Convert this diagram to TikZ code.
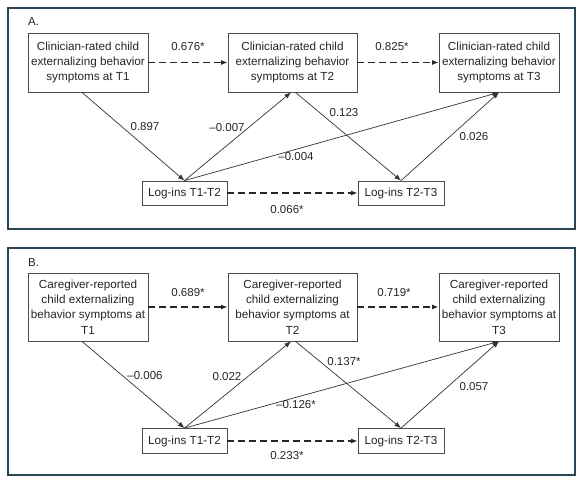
\documentclass[tikz,border=0pt]{standalone}
\usepackage{fontspec}
\setmainfont{Liberation Sans}
\usetikzlibrary{arrows.meta}
\definecolor{framecol}{HTML}{2B4454}
\begin{document}
\begin{tikzpicture}[x=1pt,y=-1pt,
  box/.style={draw=black!70, line width=0.8pt, align=center, inner sep=0pt, font=\fontsize{11.7}{15.3}\selectfont, text=black!85},
  lab/.style={font=\fontsize{11.5}{14}\selectfont, inner sep=0pt, text=black!85},
  solidarr/.style={draw=black!80, line width=0.7pt, -{Latex[length=6.5pt,width=5pt]}},
  dasharr/.style={draw=black!85, line width=1.4pt, dash pattern=on 6.5pt off 4.5pt, -{Latex[length=6.5pt,width=5pt]}},
  panel/.style={draw=framecol, line width=1.6pt}]
\useasboundingbox (0,0) rectangle (587,481);
\fill[white] (0,0) rectangle (587,481);
% ---------------- Panel A ----------------
\draw[panel] (8,8) rectangle (575,229);
\node[lab, anchor=west] (tA) at (28,22) {A.};
\node[box, minimum width=120pt, minimum height=59pt] (A1) at (88,62.5) {Clinician-rated child\\externalizing behavior\\symptoms at T1};
\node[box, minimum width=129pt, minimum height=59pt] (A2) at (292.5,62.5) {Clinician-rated child\\externalizing behavior\\symptoms at T2};
\node[box, minimum width=120pt, minimum height=59pt] (A3) at (499,62.5) {Clinician-rated child\\externalizing behavior\\symptoms at T3};
\node[box, minimum width=85pt, minimum height=24pt] (LA1) at (184.5,193) {Log-ins T1-T2};
\node[box, minimum width=86pt, minimum height=24pt] (LA2) at (401,193) {Log-ins T2-T3};
\draw[dasharr] (A1) -- (A2);
\draw[dasharr] (A2) -- (A3);
\draw[dasharr] (LA1) -- (LA2);
\draw[solidarr] ([xshift=-6pt]A1.south) -- (LA1.north);
\draw[solidarr] (LA1.north) -- ([xshift=-1.5pt]A2.south);
\draw[solidarr] (LA1.north) -- (A3.south);
\draw[solidarr] ([xshift=3pt]A2.south) -- (LA2.north);
\draw[solidarr] (LA2.north) -- (A3.south);
\node[lab] (a1) at (188,47) {0.676*};
\node[lab] (a2) at (392,47) {0.825*};
\node[lab] (a3) at (145,127) {0.897};
\node[lab] (a4) at (227,128) {\textendash0.007};
\node[lab] (a5) at (296,157) {\textendash0.004};
\node[lab] (a6) at (344,113) {0.123};
\node[lab] (a7) at (474,137) {0.026};
\node[lab] (a8) at (287,210) {0.066*};
% ---------------- Panel B ----------------
\draw[panel] (8,248) rectangle (575,475);
\node[lab, anchor=west] (tB) at (28,263) {B.};
\node[box, minimum width=120pt, minimum height=68pt] (B1) at (88,307) {Caregiver-reported\\child externalizing\\behavior symptoms at\\T1};
\node[box, minimum width=129pt, minimum height=68pt] (B2) at (292.5,307) {Caregiver-reported\\child externalizing\\behavior symptoms at\\T2};
\node[box, minimum width=120pt, minimum height=68pt] (B3) at (499,307) {Caregiver-reported\\child externalizing\\behavior symptoms at\\T3};
\node[box, minimum width=85pt, minimum height=25pt] (LB1) at (184.5,441) {Log-ins T1-T2};
\node[box, minimum width=86pt, minimum height=25pt] (LB2) at (401,441) {Log-ins T2-T3};
\draw[dasharr] (B1) -- (B2);
\draw[dasharr] (B2) -- (B3);
\draw[dasharr] (LB1) -- (LB2);
\draw[solidarr] ([xshift=-6pt]B1.south) -- (LB1.north);
\draw[solidarr] (LB1.north) -- ([xshift=-1.5pt]B2.south);
\draw[solidarr] (LB1.north) -- (B3.south);
\draw[solidarr] ([xshift=3pt]B2.south) -- (LB2.north);
\draw[solidarr] (LB2.north) -- (B3.south);
\node[lab] (b1) at (188,293) {0.689*};
\node[lab] (b2) at (394,293) {0.719*};
\node[lab] (b3) at (145,376) {\textendash0.006};
\node[lab] (b4) at (227,377) {0.022};
\node[lab] (b5) at (296,405) {\textendash0.126*};
\node[lab] (b6) at (344,362) {0.137*};
\node[lab] (b7) at (474,387) {0.057};
\node[lab] (b8) at (287,456) {0.233*};
\end{tikzpicture}
\end{document}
····················
Return to the listing above and set it down exactly, leaving out its pictures.

### THE ANSWER
Convert this diagram to TikZ code.
\documentclass[tikz,border=0pt]{standalone}
\usepackage{fontspec}
\setmainfont{Liberation Sans}
\usetikzlibrary{arrows.meta}
\definecolor{framecol}{HTML}{2B4454}
\begin{document}
\begin{tikzpicture}[x=1pt,y=-1pt,
  box/.style={draw=black!70, line width=0.8pt, align=center, inner sep=0pt, font=\fontsize{11.7}{15.3}\selectfont, text=black!85},
  lab/.style={font=\fontsize{11.5}{14}\selectfont, inner sep=0pt, text=black!85},
  solidarr/.style={draw=black!80, line width=0.7pt, -{Latex[length=6.5pt,width=5pt]}},
  dasharr/.style={draw=black!85, line width=1.4pt, dash pattern=on 6.5pt off 4.5pt, -{Latex[length=6.5pt,width=5pt]}},
  panel/.style={draw=framecol, line width=1.6pt}]
\useasboundingbox (0,0) rectangle (587,481);
\fill[white] (0,0) rectangle (587,481);
% ---------------- Panel A ----------------
\draw[panel] (8,8) rectangle (575,229);
\node[lab, anchor=west] (tA) at (28,22) {A.};
\node[box, minimum width=120pt, minimum height=59pt] (A1) at (88,62.5) {Clinician-rated child\\externalizing behavior\\symptoms at T1};
\node[box, minimum width=129pt, minimum height=59pt] (A2) at (292.5,62.5) {Clinician-rated child\\externalizing behavior\\symptoms at T2};
\node[box, minimum width=120pt, minimum height=59pt] (A3) at (499,62.5) {Clinician-rated child\\externalizing behavior\\symptoms at T3};
\node[box, minimum width=85pt, minimum height=24pt] (LA1) at (184.5,193) {Log-ins T1-T2};
\node[box, minimum width=86pt, minimum height=24pt] (LA2) at (401,193) {Log-ins T2-T3};
\draw[dasharr] (A1) -- (A2);
\draw[dasharr] (A2) -- (A3);
\draw[dasharr] (LA1) -- (LA2);
\draw[solidarr] ([xshift=-6pt]A1.south) -- (LA1.north);
\draw[solidarr] (LA1.north) -- ([xshift=-1.5pt]A2.south);
\draw[solidarr] (LA1.north) -- (A3.south);
\draw[solidarr] ([xshift=3pt]A2.south) -- (LA2.north);
\draw[solidarr] (LA2.north) -- (A3.south);
\node[lab] (a1) at (188,47) {0.676*};
\node[lab] (a2) at (392,47) {0.825*};
\node[lab] (a3) at (145,127) {0.897};
\node[lab] (a4) at (227,128) {\textendash0.007};
\node[lab] (a5) at (296,157) {\textendash0.004};
\node[lab] (a6) at (344,113) {0.123};
\node[lab] (a7) at (474,137) {0.026};
\node[lab] (a8) at (287,210) {0.066*};
% ---------------- Panel B ----------------
\draw[panel] (8,248) rectangle (575,475);
\node[lab, anchor=west] (tB) at (28,263) {B.};
\node[box, minimum width=120pt, minimum height=68pt] (B1) at (88,307) {Caregiver-reported\\child externalizing\\behavior symptoms at\\T1};
\node[box, minimum width=129pt, minimum height=68pt] (B2) at (292.5,307) {Caregiver-reported\\child externalizing\\behavior symptoms at\\T2};
\node[box, minimum width=120pt, minimum height=68pt] (B3) at (499,307) {Caregiver-reported\\child externalizing\\behavior symptoms at\\T3};
\node[box, minimum width=85pt, minimum height=25pt] (LB1) at (184.5,441) {Log-ins T1-T2};
\node[box, minimum width=86pt, minimum height=25pt] (LB2) at (401,441) {Log-ins T2-T3};
\draw[dasharr] (B1) -- (B2);
\draw[dasharr] (B2) -- (B3);
\draw[dasharr] (LB1) -- (LB2);
\draw[solidarr] ([xshift=-6pt]B1.south) -- (LB1.north);
\draw[solidarr] (LB1.north) -- ([xshift=-1.5pt]B2.south);
\draw[solidarr] (LB1.north) -- (B3.south);
\draw[solidarr] ([xshift=3pt]B2.south) -- (LB2.north);
\draw[solidarr] (LB2.north) -- (B3.south);
\node[lab] (b1) at (188,293) {0.689*};
\node[lab] (b2) at (394,293) {0.719*};
\node[lab] (b3) at (145,376) {\textendash0.006};
\node[lab] (b4) at (227,377) {0.022};
\node[lab] (b5) at (296,405) {\textendash0.126*};
\node[lab] (b6) at (344,362) {0.137*};
\node[lab] (b7) at (474,387) {0.057};
\node[lab] (b8) at (287,456) {0.233*};
\end{tikzpicture}
\end{document}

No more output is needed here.